*WHAT THIS TASK INVOLVES*
Retype nothing but the lines from the start of the material up to and including the line with "295.25, 296.10, 297.30, 298.10, 299.00, 300.10, 301.40, 303.00]". Pictures don't belong in the copy.

*INFORMATION SHOWN*
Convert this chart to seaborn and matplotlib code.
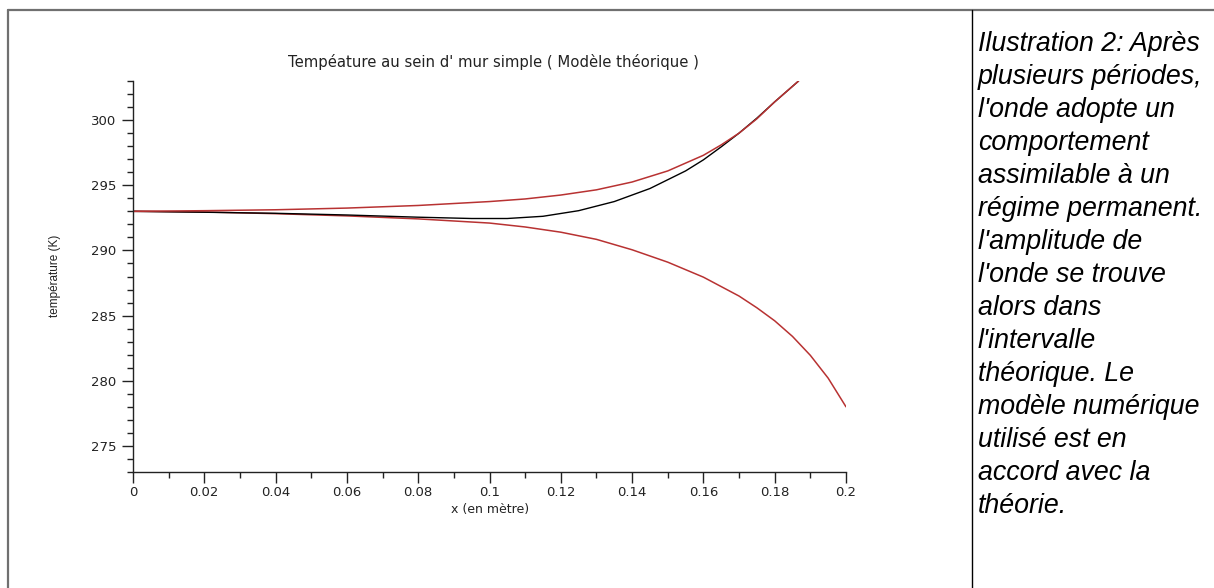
import matplotlib
matplotlib.use("Agg")
import matplotlib.pyplot as plt
from matplotlib.lines import Line2D
from matplotlib.ticker import MultipleLocator
import seaborn as sns
import pandas as pd

# Theoretical envelope, upper bound (x in m, T in K)
x_upper = [0.000, 0.020, 0.040, 0.060, 0.080, 0.100, 0.110, 0.120, 0.130,
           0.140, 0.150, 0.160, 0.165, 0.170, 0.175, 0.180, 0.1867]
t_upper = [293.00, 293.05, 293.12, 293.25, 293.45, 293.75, 293.95, 294.25, 294.65,
           295.25, 296.10, 297.30, 298.10, 299.00, 300.10, 301.40, 303.00]

# Theoretical envelope, lower bound
x_lower = [0.000, 0.020, 0.040, 0.060, 0.080, 0.100, 0.110, 0.120, 0.130,
           0.140, 0.150, 0.160, 0.170, 0.175, 0.180, 0.185, 0.190, 0.195, 0.200]
t_lower = [293.00, 292.95, 292.82, 292.65, 292.42, 292.10, 291.80, 291.40, 290.85,
           290.05, 289.10, 287.95, 286.50, 285.60, 284.60, 283.40, 281.95, 280.20, 278.00]

# Numerical model
x_model = [0.000, 0.020, 0.040, 0.060, 0.080, 0.095, 0.105, 0.115, 0.125,
           0.135, 0.145, 0.155, 0.160, 0.165, 0.170, 0.175, 0.180, 0.1867]
t_model = [293.00, 292.93, 292.85, 292.72, 292.55, 292.45, 292.45, 292.62, 293.05,
           293.75, 294.75, 296.10, 296.95, 297.95, 299.00, 300.15, 301.40, 303.00]

title = "Tempéature au sein d' mur simple ( Modèle théorique )"
caption = ("Ilustration 2: Après\nplusieurs périodes,\nl'onde adopte un\ncomportement\n"
           "assimilable à un\nrégime permanent.\nl'amplitude de\nl'onde se trouve\n"
           "alors dans\nl'intervalle\nthéorique. Le\nmodèle numérique\n"
           "utilisé est en\naccord avec la\nthéorie.")

sns.set_theme(style="ticks")
plt.rcParams['font.family'] = ['DejaVu Sans']

red = "#b83232"
ink = "#222222"

fig = plt.figure(figsize=(12.14, 5.88), dpi=100)
fig.patch.set_facecolor("white")
ax = fig.add_axes([133 / 1214, 1 - 472 / 588, 713 / 1214, 391 / 588])

df_up = pd.DataFrame({"x": x_upper, "T": t_upper})
df_low = pd.DataFrame({"x": x_lower, "T": t_lower})
df_mod = pd.DataFrame({"x": x_model, "T": t_model})

sns.lineplot(data=df_low, x="x", y="T", ax=ax, color=red, linewidth=1.1,
             estimator=None, sort=False)
sns.lineplot(data=df_mod, x="x", y="T", ax=ax, color="black", linewidth=1.0,
             estimator=None, sort=False)
sns.lineplot(data=df_up, x="x", y="T", ax=ax, color=red, linewidth=1.1,
             estimator=None, sort=False)

ax.set_xlim(0, 0.2)
ax.set_ylim(273, 303)
ax.set_xticks([i * 0.02 for i in range(11)])
ax.set_xticklabels(["0", "0.02", "0.04", "0.06", "0.08", "0.1", "0.12",
                    "0.14", "0.16", "0.18", "0.2"])
ax.xaxis.set_minor_locator(MultipleLocator(0.01))
ax.yaxis.set_major_locator(MultipleLocator(5))
ax.yaxis.set_minor_locator(MultipleLocator(1))
ax.tick_params(which="major", length=8, width=1, labelsize=9.5, colors=ink)
ax.tick_params(which="minor", length=4, width=1, colors=ink)
ax.tick_params(axis="x", pad=2)
ax.tick_params(axis="y", pad=4)
sns.despine(ax=ax)
for s in ["left", "bottom"]:
    ax.spines[s].set_color(ink)
    ax.spines[s].set_linewidth(1)

ax.set_xlabel("")
ax.set_ylabel("")
fig.text(490 / 1214, 1 - 510 / 588, "x (en mètre)", ha="center", va="center",
         fontsize=9, color=ink)
fig.text(55 / 1214, 1 - 276 / 588, "température (K)", ha="center", va="center",
         rotation=90, fontsize=8.5, color=ink, family="Liberation Sans",
         fontstretch="condensed")
fig.text(493 / 1214, 1 - 62 / 588, title, ha="center", va="center",
         fontsize=10.7, color=ink)

# caption on the right
fig.text(978 / 1214, 1 - 31 / 588, caption, ha="left", va="top", fontsize=19.3,
         style="italic", family="Liberation Sans", linespacing=1.35, color="black")

# frame lines
fig.add_artist(Line2D([7.5 / 1214, 1], [1 - 9.5 / 588, 1 - 9.5 / 588],
                      transform=fig.transFigure, color="#707070", linewidth=1.6))
fig.add_artist(Line2D([7.5 / 1214, 7.5 / 1214], [0, 1 - 9.5 / 588],
                      transform=fig.transFigure, color="#707070", linewidth=1.6))
fig.add_artist(Line2D([971.5 / 1214, 971.5 / 1214], [0, 1 - 10 / 588],
                      transform=fig.transFigure, color="black", linewidth=1.0))

fig.savefig("out.png", dpi=100)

*ANSWER IN FULL*
Convert this chart to seaborn and matplotlib code.
import matplotlib
matplotlib.use("Agg")
import matplotlib.pyplot as plt
from matplotlib.lines import Line2D
from matplotlib.ticker import MultipleLocator
import seaborn as sns
import pandas as pd

# Theoretical envelope, upper bound (x in m, T in K)
x_upper = [0.000, 0.020, 0.040, 0.060, 0.080, 0.100, 0.110, 0.120, 0.130,
           0.140, 0.150, 0.160, 0.165, 0.170, 0.175, 0.180, 0.1867]
t_upper = [293.00, 293.05, 293.12, 293.25, 293.45, 293.75, 293.95, 294.25, 294.65,
           295.25, 296.10, 297.30, 298.10, 299.00, 300.10, 301.40, 303.00]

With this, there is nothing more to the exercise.